For Merry Clayton, Lisa Fischer and Darlene Love, fame and fortune were just a shot away.
But they never quite hit the bull’s-eye.
The documentary “20 Feet From Stardom” sings the praises of Clayton, Fischer, Love and many other supremely talented background vocalists who either didn’t get into the spotlight, didn’t stay there long, or never got credit even when they took the lead and scored hits.
“I probably interviewed 65 background singers,” noted the film’s director, veteran documentarian Morgan Neville, while promoting the film recently at a recording studio in Hollywood. “I found myself gravitating toward this handful of women who probably should have been stars, could have been stars. And if it wasn’t for one hit, we’d all know who they are.”

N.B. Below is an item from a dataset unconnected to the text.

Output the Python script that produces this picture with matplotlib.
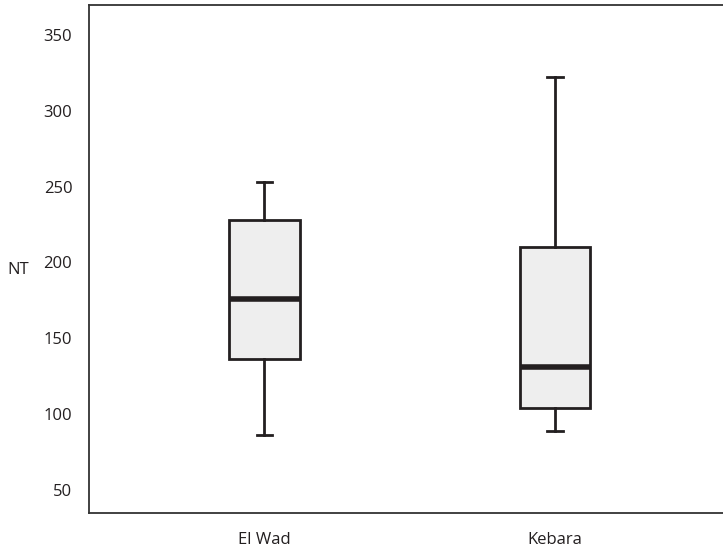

Case in point: Merry Clayton, who became part of rock history after getting a last-minute latenight call to sing with the Rolling Stones on the 1969 recording of “Gimme Shelter.” It is Clayton who wails, “Rape, murder! It’s just a shot away. It’s just a shot away.”
After that big break, Clayton got her best shot, releasing the first album on producer Lou Adler’s Ode Records to be issued after Carole King’s legendary “Tapestry.” But Clayton’s solo efforts never clicked. Nor have they yet for Judith Hill, who was set to duet with Michael Jackson on the ill-fated “This is It” tour.
Hill’s dream of being a household name is still alive, but she knows it may never come true. “A lot of times there are so many amazing, great background singers who can be ‘the artist,’” Hill explained. “(But) maybe there’s something in their personal life, or maybe their management can be slightly off. There’s so many things that can easily set off the reason why they are not front and center.”
Some actually were front, center and successful:
— Darlene Love sang the lead on the 1962 chart topping “He’s a Rebel,” but credit instead went to The Crystals, who, as per Love, never stepped foot into the “Rebel” recording sessions. It wasn’t until 20 years later that Love’s own star rose, including gigs on Broadway, in Hollywood, annual performances of her beloved “Christmas (Baby Please Come Home)” on David Letterman’s talk show, and, at last, a Rock and Roll Hall of Fame induction in 2011.
— Lisa Fischer scored a Grammy award, an urban smash and top-20 pop hit with the 1992 single “How Can I Ease the Pain.” But solo stardom was fleeting and soon she was back in the background.
With shrinking production budgets, new technology and the increasing use of home studios, getting 20 feet from stardom may be tougher than ever now.
“There used to be more ways for people to interact and work together in one room, experience something face to face with people, as opposed to just being sort of on your own,” said Fischer, speaking by phone from Montreal while on tour with the Stones. “You try to go into someone’s home where they’re recording, or where they’re writing. It used to be you would bump into people in a studio or at a gig and talk about, ‘I’m doing my record, can you come sing background? That doesn’t happen as often. It used to happen a lot more.”
Merry Clayton admits she still harbors dreams of solo success and, in the film, tears up when talking about failing to become a star. But at age 64, she also seems to have come to at least partial terms with what she has, and has not, accomplished in her career. “You can be a star, but how long is that going to last?” Clayton asked. “You want longevity in this industry. You don’t really want to be a shot away, as they would say. You don’t want to be a shot away. You want to be in the middle of it and you want to thrive throughout the whole journey.”
Added director Neville, “I feel like, at the end of the day, they’ve all struggled with (the lack of stardom), maybe, but they’re proud of what they’ve done, even if there might be some restlessness.”
“Hopefully now, they’ll get that credit,” he said.